Source code of charts

"""

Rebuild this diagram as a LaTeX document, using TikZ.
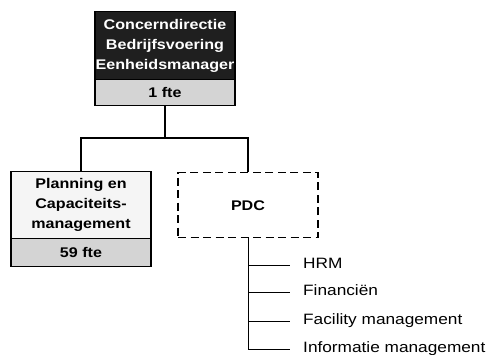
\documentclass[tikz,border=0pt]{standalone}
\usepackage{fontspec}
\setmainfont{Liberation Sans}[FakeStretch=1.15]
\begin{document}
\begin{tikzpicture}[x=1pt,y=-1pt,
  boxtext/.style={font=\fontsize{14}{20}\selectfont\bfseries, align=center, inner sep=0pt},
  headbox/.style={draw=black, line width=1.4pt, boxtext, minimum width=140pt, anchor=north},
  listitem/.style={font=\fontsize{15}{16}\selectfont, anchor=west, inner sep=0pt, text height=10pt, text depth=3pt},
  conn/.style={line width=1.4pt, black},
  subconn/.style={line width=0.9pt, black}
]
\useasboundingbox (0,0) rectangle (489,355);
% top box
\node[headbox, fill=black!88, text=white, minimum height=68pt] (tophead) at (165,11)
  {Concerndirectie\\Bedrijfsvoering\\Eenheidsmanager};
\node[headbox, fill=black!17, minimum height=26pt] (topfte) at (165,79) {1 fte};
% left box
\node[headbox, fill=black!4, minimum height=67pt] (planhead) at (81,171)
  {Planning en\\Capaciteits-\\management};
\node[headbox, fill=black!17, minimum height=28pt] (planfte) at (81,238) {59 fte};
% dashed box
\node[draw=black, line width=1.4pt, dash pattern=on 8pt off 4.5pt, boxtext,
  minimum width=140pt, minimum height=65pt, anchor=north] (pdc) at (248,172) {PDC};
% tree connectors
\coordinate (bar) at (165,138);
\draw[conn] (topfte.south) -- (bar);
\draw[conn] (planhead.north) -- (planhead.north |- bar) -- (pdc.north |- bar) -- (pdc.north);
% list
\node[listitem] (hrm) at (303,265) {HRM};
\node[listitem] (fin) at (303,292) {Financiën};
\node[listitem] (fac) at (303,321) {Facility management};
\node[listitem] (info) at (303,349) {Informatie management};
\draw[subconn] (pdc.south) |- ([xshift=-13pt]info.west);
\draw[subconn] (pdc.south |- hrm.west) -- ([xshift=-13pt]hrm.west);
\draw[subconn] (pdc.south |- fin.west) -- ([xshift=-13pt]fin.west);
\draw[subconn] (pdc.south |- fac.west) -- ([xshift=-13pt]fac.west);
\end{tikzpicture}
\end{document}
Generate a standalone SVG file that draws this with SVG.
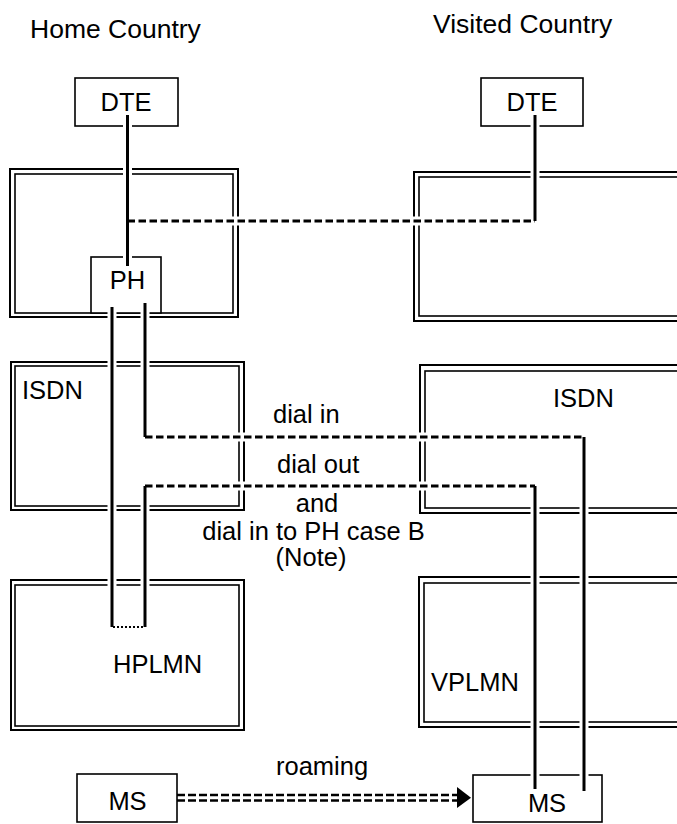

"""

** Written exercise **
Word for word, quote the full listing, omitting every picture.

** Solution to this problem **
Rebuild this diagram as a LaTeX document, using TikZ.
\documentclass[tikz,border=0pt]{standalone}
\usepackage{fontspec}
\setmainfont{Liberation Sans}[FakeStretch=1.15]
\begin{document}
\begin{tikzpicture}[x=1pt,y=-1pt,
  boxtext/.style={font=\fontsize{14}{20}\selectfont\bfseries, align=center, inner sep=0pt},
  headbox/.style={draw=black, line width=1.4pt, boxtext, minimum width=140pt, anchor=north},
  listitem/.style={font=\fontsize{15}{16}\selectfont, anchor=west, inner sep=0pt, text height=10pt, text depth=3pt},
  conn/.style={line width=1.4pt, black},
  subconn/.style={line width=0.9pt, black}
]
\useasboundingbox (0,0) rectangle (489,355);
% top box
\node[headbox, fill=black!88, text=white, minimum height=68pt] (tophead) at (165,11)
  {Concerndirectie\\Bedrijfsvoering\\Eenheidsmanager};
\node[headbox, fill=black!17, minimum height=26pt] (topfte) at (165,79) {1 fte};
% left box
\node[headbox, fill=black!4, minimum height=67pt] (planhead) at (81,171)
  {Planning en\\Capaciteits-\\management};
\node[headbox, fill=black!17, minimum height=28pt] (planfte) at (81,238) {59 fte};
% dashed box
\node[draw=black, line width=1.4pt, dash pattern=on 8pt off 4.5pt, boxtext,
  minimum width=140pt, minimum height=65pt, anchor=north] (pdc) at (248,172) {PDC};
% tree connectors
\coordinate (bar) at (165,138);
\draw[conn] (topfte.south) -- (bar);
\draw[conn] (planhead.north) -- (planhead.north |- bar) -- (pdc.north |- bar) -- (pdc.north);
% list
\node[listitem] (hrm) at (303,265) {HRM};
\node[listitem] (fin) at (303,292) {Financiën};
\node[listitem] (fac) at (303,321) {Facility management};
\node[listitem] (info) at (303,349) {Informatie management};
\draw[subconn] (pdc.south) |- ([xshift=-13pt]info.west);
\draw[subconn] (pdc.south |- hrm.west) -- ([xshift=-13pt]hrm.west);
\draw[subconn] (pdc.south |- fin.west) -- ([xshift=-13pt]fin.west);
\draw[subconn] (pdc.south |- fac.west) -- ([xshift=-13pt]fac.west);
\end{tikzpicture}
\end{document}
Generate a standalone SVG file that draws this with SVG.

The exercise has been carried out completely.